In 1967 my brother, Gary, was drafted into the US Army during the Vietnam War. Because our parents were ill and Gary was our caretaker, I was sent to live with relatives. On November 4th, my brother arrived in Qui Nhon, Vietnam. I rarely saw my brother again until I was grown.

Gary wrote many letters home while he was stationed in Vietnam. Pictures arrived. Although in his letters he spoke of his living quarters and described the helicopters he piloted into the front lines, he rarely discussed the dangers. Discharged from the army in December of 1969 with a “service connected nervous disorder”, he came to know his problem as “Post Traumatic Stress Disorder”. My pre-war brother, a normal and well-adjusted person had become, according to the US Veteran’s Administration, 50% disabled.

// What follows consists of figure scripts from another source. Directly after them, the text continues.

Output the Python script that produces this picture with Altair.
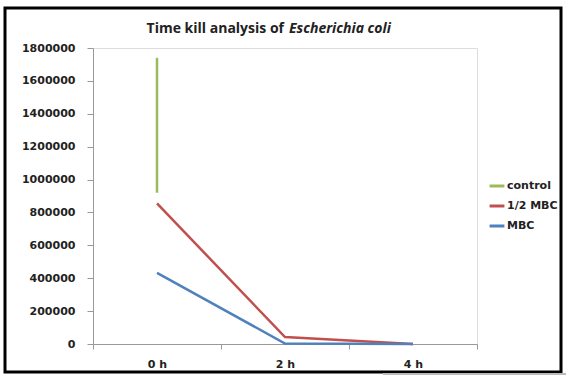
import altair as alt
import pandas as pd

times = ["0 h", "2 h", "4 h"]
series_names = ["control", "1/2 MBC", "MBC"]
control_time = ["0 h", "0 h"]
control_vals = [1740000, 920000]
half_mbc_vals = [855000, 42000, 0]
mbc_vals = [432000, 3000, 0]
colors = ["#9BBB59", "#C0504D", "#4F81BD"]

rows = []
for i, (t, v) in enumerate(zip(control_time, control_vals)):
    rows.append({"time": t, "value": v, "series": "control", "ord": i})
for i, (t, v) in enumerate(zip(times, half_mbc_vals)):
    rows.append({"time": t, "value": v, "series": "1/2 MBC", "ord": i})
for i, (t, v) in enumerate(zip(times, mbc_vals)):
    rows.append({"time": t, "value": v, "series": "MBC", "ord": i})
df = pd.DataFrame(rows)

FONT = "DejaVu Sans"

lines = alt.Chart(df).mark_line(strokeWidth=2.5).encode(
    x=alt.X("time:N", sort=times, title=None,
            scale=alt.Scale(domain=times, paddingInner=0, paddingOuter=0),
            axis=alt.Axis(labelAngle=0, tickBand="extent", labelFont=FONT,
                          labelFontWeight="bold", labelFontSize=11, labelColor="#222",
                          domainColor="#999", tickColor="#999", tickSize=5,
                          labelPadding=9, grid=False)),
    y=alt.Y("value:Q", title=None,
            scale=alt.Scale(domain=[0, 1800000], nice=False),
            axis=alt.Axis(values=list(range(0, 1800001, 200000)), format="d",
                          labelFont=FONT, labelFontWeight="bold", labelFontSize=11,
                          labelColor="#222", domainColor="#999", tickColor="#999",
                          tickSize=6, labelPadding=12, grid=False)),
    color=alt.Color("series:N", sort=series_names,
                    scale=alt.Scale(domain=series_names, range=colors),
                    legend=alt.Legend(title=None, orient="none", legendX=395, legendY=129,
                                      symbolType="stroke", symbolStrokeWidth=3,
                                      symbolSize=220, labelFont=FONT, labelFontWeight="bold",
                                      labelFontSize=11, labelColor="#222", rowPadding=5,
                                      labelOffset=1)),
    order="ord:Q",
)

frame = alt.Chart(pd.DataFrame({"a": [0]})).mark_rect(
    fill=None, stroke="black", strokeWidth=3
).encode(x=alt.value(-88), x2=alt.value(468), y=alt.value(-40), y2=alt.value(324))

edge = alt.Chart(pd.DataFrame({"a": [0]})).mark_rule(
    stroke="#bbbbbb", strokeWidth=2
).encode(x=alt.value(290), x2=alt.value(473), y=alt.value(326))

title_df = pd.DataFrame({"a": [0]})
t1 = alt.Chart(title_df).mark_text(
    text="Time kill analysis of", align="right", baseline="alphabetic",
    font="Open Sans", fontWeight="bold", fontSize=14, color="#222"
).encode(x=alt.value(191), y=alt.value(-15))
t2 = alt.Chart(title_df).mark_text(
    text="Escherichia coli", align="left", baseline="alphabetic",
    font="Open Sans", fontWeight="bold", fontStyle="italic", fontSize=14, color="#222"
).encode(x=alt.value(196), y=alt.value(-15))

chart = alt.layer(lines, frame, edge, t1, t2).properties(
    width=384, height=296,
    autosize=alt.AutoSizeParams(type="none"),
    padding={"left": 93, "top": 48, "right": 89, "bottom": 32},
).configure_view(stroke=None).configure(background="white")

chart.save("out.html", embed_options={"renderer": "svg", "actions": False})
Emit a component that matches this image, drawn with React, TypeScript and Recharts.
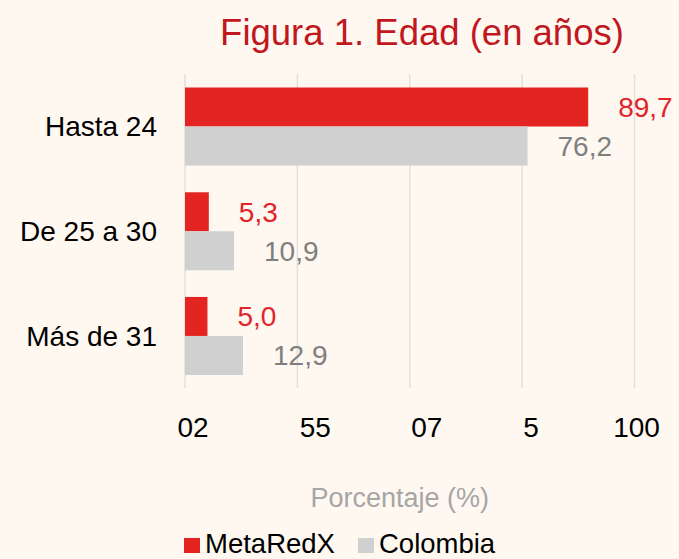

He took his own life ten years later.

Twenty-five years after his death, I discovered among his belongings, a memo pad that revealed the names and addresses of his wartime friends, some of whom, with diligence, I have managed to contact – 35 years after the war.

Through the remembrances of his wartime friends and through my own journeys to Vietnam in 2007 and 2008, I retraced Gary’s “footsteps” using his letters and photographs as guides. I continue to make discoveries about wartime in Vietnam as experienced by its veterans. The visual record of those experiences continues to unfold.